Exercise requirements: All lines below must be repeated exactly, with the pictures omitted.

Recorded information:
--- begin ---
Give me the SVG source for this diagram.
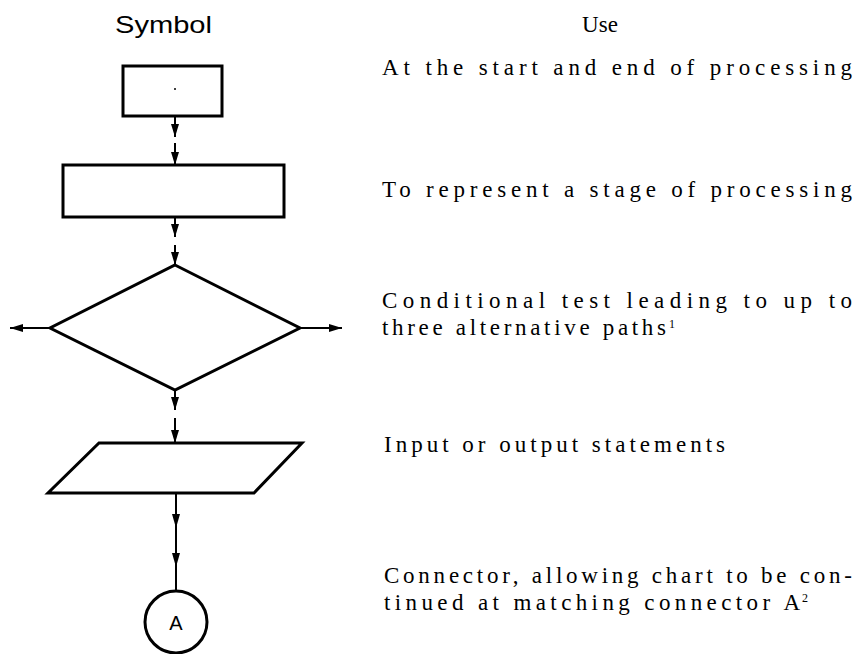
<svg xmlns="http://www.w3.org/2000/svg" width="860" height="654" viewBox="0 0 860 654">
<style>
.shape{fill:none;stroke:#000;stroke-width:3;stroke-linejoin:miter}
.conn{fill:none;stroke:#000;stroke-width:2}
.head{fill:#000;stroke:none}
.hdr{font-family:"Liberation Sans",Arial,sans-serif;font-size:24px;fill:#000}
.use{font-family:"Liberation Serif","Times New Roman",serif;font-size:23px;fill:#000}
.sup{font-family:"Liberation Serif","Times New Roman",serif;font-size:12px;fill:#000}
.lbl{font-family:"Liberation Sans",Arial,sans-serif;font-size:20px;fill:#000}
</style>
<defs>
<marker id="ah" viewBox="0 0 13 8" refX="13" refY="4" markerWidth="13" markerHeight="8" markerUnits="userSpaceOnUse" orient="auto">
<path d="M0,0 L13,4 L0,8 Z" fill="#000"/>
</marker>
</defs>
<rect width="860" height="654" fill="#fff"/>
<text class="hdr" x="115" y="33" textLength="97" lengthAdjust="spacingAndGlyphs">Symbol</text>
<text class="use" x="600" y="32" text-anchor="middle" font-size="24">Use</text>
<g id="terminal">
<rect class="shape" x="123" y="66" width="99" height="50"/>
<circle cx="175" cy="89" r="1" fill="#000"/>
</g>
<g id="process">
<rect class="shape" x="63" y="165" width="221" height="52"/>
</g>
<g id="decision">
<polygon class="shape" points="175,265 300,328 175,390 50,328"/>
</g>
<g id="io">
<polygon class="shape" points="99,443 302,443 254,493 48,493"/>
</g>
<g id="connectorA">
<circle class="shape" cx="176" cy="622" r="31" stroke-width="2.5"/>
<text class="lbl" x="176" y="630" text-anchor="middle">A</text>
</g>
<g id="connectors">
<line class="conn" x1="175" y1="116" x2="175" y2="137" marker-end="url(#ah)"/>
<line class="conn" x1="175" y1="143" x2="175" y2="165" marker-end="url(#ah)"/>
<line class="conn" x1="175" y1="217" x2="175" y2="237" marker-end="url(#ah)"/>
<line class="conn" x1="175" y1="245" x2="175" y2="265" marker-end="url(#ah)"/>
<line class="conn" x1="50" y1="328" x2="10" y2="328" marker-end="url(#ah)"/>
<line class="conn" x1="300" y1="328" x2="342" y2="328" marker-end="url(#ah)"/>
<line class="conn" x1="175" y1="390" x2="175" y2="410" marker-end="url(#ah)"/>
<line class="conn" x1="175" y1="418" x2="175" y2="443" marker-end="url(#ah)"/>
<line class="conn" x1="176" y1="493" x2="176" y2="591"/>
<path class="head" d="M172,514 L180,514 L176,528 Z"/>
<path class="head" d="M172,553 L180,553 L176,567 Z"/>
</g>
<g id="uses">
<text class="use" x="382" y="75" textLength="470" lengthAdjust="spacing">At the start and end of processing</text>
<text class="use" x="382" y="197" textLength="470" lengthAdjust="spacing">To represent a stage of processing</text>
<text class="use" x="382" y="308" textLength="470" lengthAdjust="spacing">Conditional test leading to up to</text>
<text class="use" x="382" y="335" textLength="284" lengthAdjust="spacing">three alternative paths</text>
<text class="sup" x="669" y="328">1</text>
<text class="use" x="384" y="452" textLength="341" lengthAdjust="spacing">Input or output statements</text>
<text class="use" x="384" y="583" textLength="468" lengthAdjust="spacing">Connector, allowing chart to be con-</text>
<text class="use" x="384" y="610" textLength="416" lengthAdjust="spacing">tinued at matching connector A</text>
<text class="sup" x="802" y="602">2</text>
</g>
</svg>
--- end ---
Complete response:
Give me the SVG source for this diagram.
<svg xmlns="http://www.w3.org/2000/svg" width="860" height="654" viewBox="0 0 860 654">
<style>
.shape{fill:none;stroke:#000;stroke-width:3;stroke-linejoin:miter}
.conn{fill:none;stroke:#000;stroke-width:2}
.head{fill:#000;stroke:none}
.hdr{font-family:"Liberation Sans",Arial,sans-serif;font-size:24px;fill:#000}
.use{font-family:"Liberation Serif","Times New Roman",serif;font-size:23px;fill:#000}
.sup{font-family:"Liberation Serif","Times New Roman",serif;font-size:12px;fill:#000}
.lbl{font-family:"Liberation Sans",Arial,sans-serif;font-size:20px;fill:#000}
</style>
<defs>
<marker id="ah" viewBox="0 0 13 8" refX="13" refY="4" markerWidth="13" markerHeight="8" markerUnits="userSpaceOnUse" orient="auto">
<path d="M0,0 L13,4 L0,8 Z" fill="#000"/>
</marker>
</defs>
<rect width="860" height="654" fill="#fff"/>
<text class="hdr" x="115" y="33" textLength="97" lengthAdjust="spacingAndGlyphs">Symbol</text>
<text class="use" x="600" y="32" text-anchor="middle" font-size="24">Use</text>
<g id="terminal">
<rect class="shape" x="123" y="66" width="99" height="50"/>
<circle cx="175" cy="89" r="1" fill="#000"/>
</g>
<g id="process">
<rect class="shape" x="63" y="165" width="221" height="52"/>
</g>
<g id="decision">
<polygon class="shape" points="175,265 300,328 175,390 50,328"/>
</g>
<g id="io">
<polygon class="shape" points="99,443 302,443 254,493 48,493"/>
</g>
<g id="connectorA">
<circle class="shape" cx="176" cy="622" r="31" stroke-width="2.5"/>
<text class="lbl" x="176" y="630" text-anchor="middle">A</text>
</g>
<g id="connectors">
<line class="conn" x1="175" y1="116" x2="175" y2="137" marker-end="url(#ah)"/>
<line class="conn" x1="175" y1="143" x2="175" y2="165" marker-end="url(#ah)"/>
<line class="conn" x1="175" y1="217" x2="175" y2="237" marker-end="url(#ah)"/>
<line class="conn" x1="175" y1="245" x2="175" y2="265" marker-end="url(#ah)"/>
<line class="conn" x1="50" y1="328" x2="10" y2="328" marker-end="url(#ah)"/>
<line class="conn" x1="300" y1="328" x2="342" y2="328" marker-end="url(#ah)"/>
<line class="conn" x1="175" y1="390" x2="175" y2="410" marker-end="url(#ah)"/>
<line class="conn" x1="175" y1="418" x2="175" y2="443" marker-end="url(#ah)"/>
<line class="conn" x1="176" y1="493" x2="176" y2="591"/>
<path class="head" d="M172,514 L180,514 L176,528 Z"/>
<path class="head" d="M172,553 L180,553 L176,567 Z"/>
</g>
<g id="uses">
<text class="use" x="382" y="75" textLength="470" lengthAdjust="spacing">At the start and end of processing</text>
<text class="use" x="382" y="197" textLength="470" lengthAdjust="spacing">To represent a stage of processing</text>
<text class="use" x="382" y="308" textLength="470" lengthAdjust="spacing">Conditional test leading to up to</text>
<text class="use" x="382" y="335" textLength="284" lengthAdjust="spacing">three alternative paths</text>
<text class="sup" x="669" y="328">1</text>
<text class="use" x="384" y="452" textLength="341" lengthAdjust="spacing">Input or output statements</text>
<text class="use" x="384" y="583" textLength="468" lengthAdjust="spacing">Connector, allowing chart to be con-</text>
<text class="use" x="384" y="610" textLength="416" lengthAdjust="spacing">tinued at matching connector A</text>
<text class="sup" x="802" y="602">2</text>
</g>
</svg>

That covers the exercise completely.